Keep this story in mind, I’ll come back to it later…
It was funny that Reece contacted me when he did. I happened to be back home from university for the weekend, and most of the following week too. My decision to take this lengthier-than-usual break stemmed from the fact that there was little point in me being down in Canterbury thanks to the strikes that had practically eliminated my contact hours. While I tend not to buy into the continuous scaremongering over the cost of tuition fees (save for, perhaps, the concern over the fact that people like me with six contact hours a week are paying the same as those who have over 20) I thought it would be worthwhile to break down the costs of my degree and see if I’m getting my money’s worth during the strikes (spoiler: I’m not). I pay £9,250 a year for my degree and have thirty weeks of term per year, which means I pay around £308 per week. With my six hours of contact time per week, that means I pay about £51 per hour.
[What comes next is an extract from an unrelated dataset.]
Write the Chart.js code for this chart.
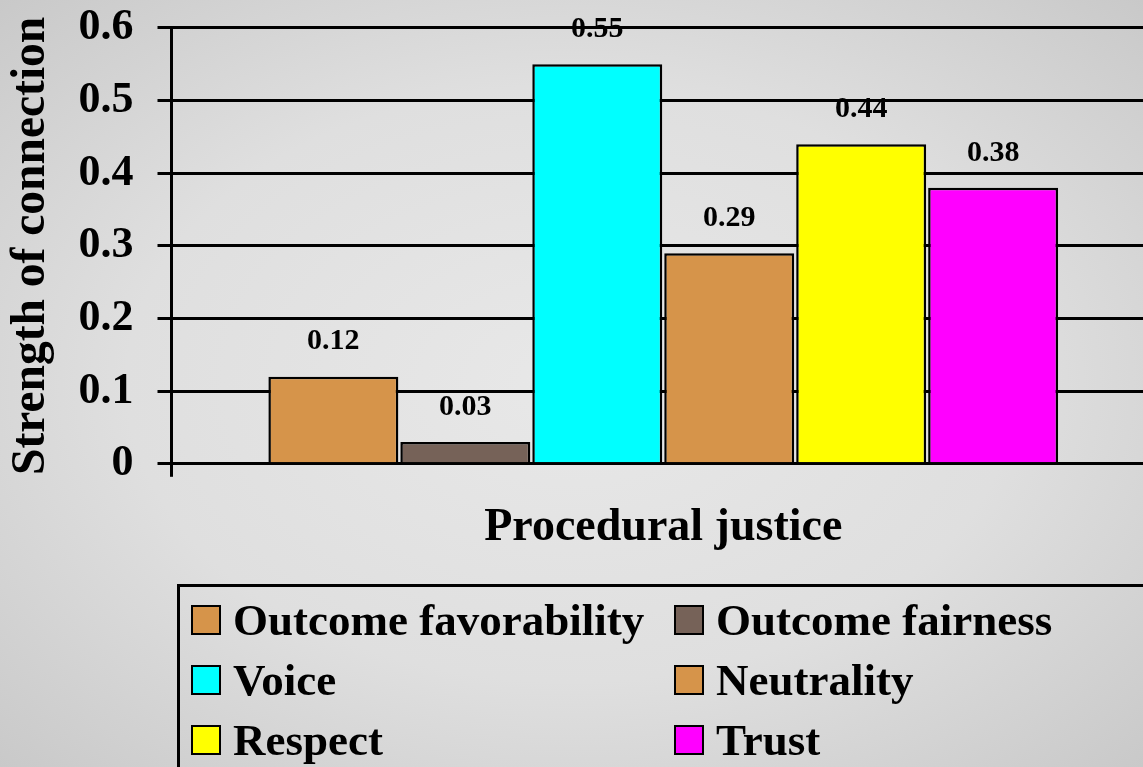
<!DOCTYPE html>
<html>
<head>
<meta charset="utf-8">
<script src="https://cdn.jsdelivr.net/npm/chart.js@4"></script>
<style>
  html, body { margin: 0; padding: 0; width: 1143px; height: 767px; overflow: hidden; }
  body {
    background: radial-gradient(ellipse at 50% 50%, #e8e8e8 0%, #dfdfdf 55%, #c9c9c9 100%);
    position: relative;
    font-family: "Liberation Serif", "Times New Roman", serif;
  }
  #wrap { position: absolute; left: 0; top: 0; width: 1170px; height: 600px; }
  #legend {
    position: absolute; left: 177px; top: 584px; width: 1100px; height: 250px;
    border: 3px solid #000; box-sizing: border-box;
    display: grid; grid-template-columns: 483px 483px; grid-auto-rows: 60px;
    padding: 3px 0 0 11px;
  }
  .item { display: flex; align-items: center; font-weight: bold; font-size: 45px; color: #000; white-space: nowrap; }
  .sw { width: 26px; height: 26px; border: 2px solid #000; margin-right: 12px; flex: none; }
</style>
</head>
<body>
<div id="wrap"><canvas id="chart"></canvas></div>
<div id="legend"></div>
<script>
const categories = ['Procedural justice'];
const seriesNames = ['Outcome favorability', 'Outcome fairness', 'Voice', 'Neutrality', 'Respect', 'Trust'];
const seriesValues = [0.12, 0.03, 0.55, 0.29, 0.44, 0.38];
const seriesColors = ['#D6944A', '#766258', '#00FFFF', '#D6944A', '#FFFF00', '#FF00FF'];
const yTicks = [0, 0.1, 0.2, 0.3, 0.4, 0.5, 0.6];

const serif = '"Liberation Serif", "Times New Roman", serif';

// value labels above each bar
const valueLabels = {
  id: 'valueLabels',
  afterDatasetsDraw(chart) {
    const ctx = chart.ctx;
    ctx.save();
    ctx.font = 'bold 30px ' + serif;
    ctx.fillStyle = '#000';
    ctx.textAlign = 'center';
    ctx.textBaseline = 'middle';
    chart.data.datasets.forEach((ds, i) => {
      const bar = chart.getDatasetMeta(i).data[0];
      ctx.fillText(ds.data[0].toFixed(2), bar.x, bar.y - 35);
    });
    ctx.restore();
  }
};

new Chart(document.getElementById('chart'), {
  type: 'bar',
  data: {
    labels: categories,
    datasets: seriesNames.map((name, i) => ({
      label: name,
      data: [seriesValues[i]],
      backgroundColor: seriesColors[i],
      borderColor: '#000',
      borderWidth: 2.5,
      categoryPercentage: 0.805,
      barPercentage: 0.985
    }))
  },
  options: {
    responsive: true,
    maintainAspectRatio: false,
    animation: false,
    layout: { padding: { top: 0, right: 15, bottom: 20, left: 0 } },
    plugins: {
      legend: { display: false },
      tooltip: { enabled: false }
    },
    scales: {
      x: {
        grid: { drawOnChartArea: false, color: '#000', lineWidth: 3, tickLength: 13 },
        border: { color: '#000', width: 3 },
        ticks: { color: '#000', padding: 24, font: { family: serif, size: 46, weight: 'bold' } }
      },
      y: {
        min: 0,
        max: 0.6,
        afterBuildTicks(scale) { scale.ticks = yTicks.map(v => ({ value: v })); },
        grid: { color: '#000', lineWidth: 3, tickLength: 14 },
        border: { color: '#000', width: 3 },
        ticks: {
          color: '#000',
          padding: 24,
          // small lineHeight keeps the top label from pushing the plot down
          font: { family: serif, size: 44, weight: 'bold', lineHeight: 0.18 },
          callback: v => v === 0 ? '0' : v.toFixed(1)
        },
        title: {
          display: true,
          text: 'Strength of connection',
          color: '#000',
          padding: { top: 8, bottom: -1 },
          font: { family: serif, size: 47.5, weight: 'bold', lineHeight: 1 }
        }
      }
    }
  },
  plugins: [valueLabels]
});

// legend in two columns, from the series arrays
const legend = document.getElementById('legend');
seriesNames.forEach((name, i) => {
  const item = document.createElement('div');
  item.className = 'item';
  const sw = document.createElement('span');
  sw.className = 'sw';
  sw.style.background = seriesColors[i];
  item.appendChild(sw);
  item.appendChild(document.createTextNode(name));
  legend.appendChild(item);
});
</script>
</body>
</html>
While the strikes are on I’m currently paying somewhere between £154 and £308 per hour. This, in my mind, just isn’t acceptable.
Now, let’s be fair to the opposite side of the argument. There may well be perfectly valid reasons for these academics to strike. The Kent Labour society certainly saw it that way, joining the academics out on the picket line banging makeshift drums as if they were taking part in some sort of terribly discordant tribal ritual – like very noisy, Marxist pigs to the proverbial slaughter. In fact, despite my jesting, I can sympathise with these academics since I come from a family of teachers, so I’m familiar with the struggles teachers and lecturers face. At the end of the day, these academics are simply looking out for their own interests, and there’s no inherent problem with this – I wish them all the luck in the world. However, I also have to look out for my interests, as a student. The economic status of students is being affected here, with many like myself paying hundreds of our gorgeous Great British Pounds (other currencies are available) for tuition that we’re not getting.
The link between our tale about the builder in the cafe and the lecturer strikes should now be clear: in both situations, a service was being paid for but not received. And in the same way that our builder didn’t join the chef on strike, I won’t be in any rush to join the picket line on campus and partake in the infernal clattering that (so I hear) had been disturbing those in the library who wished to continue with their work. And just like the builder, students that have been affected by these strikes deserve some sort of compensation – financial or otherwise – to make up for the service that they have paid for (or will pay for thanks to the marvel of tuition fees) but have not received.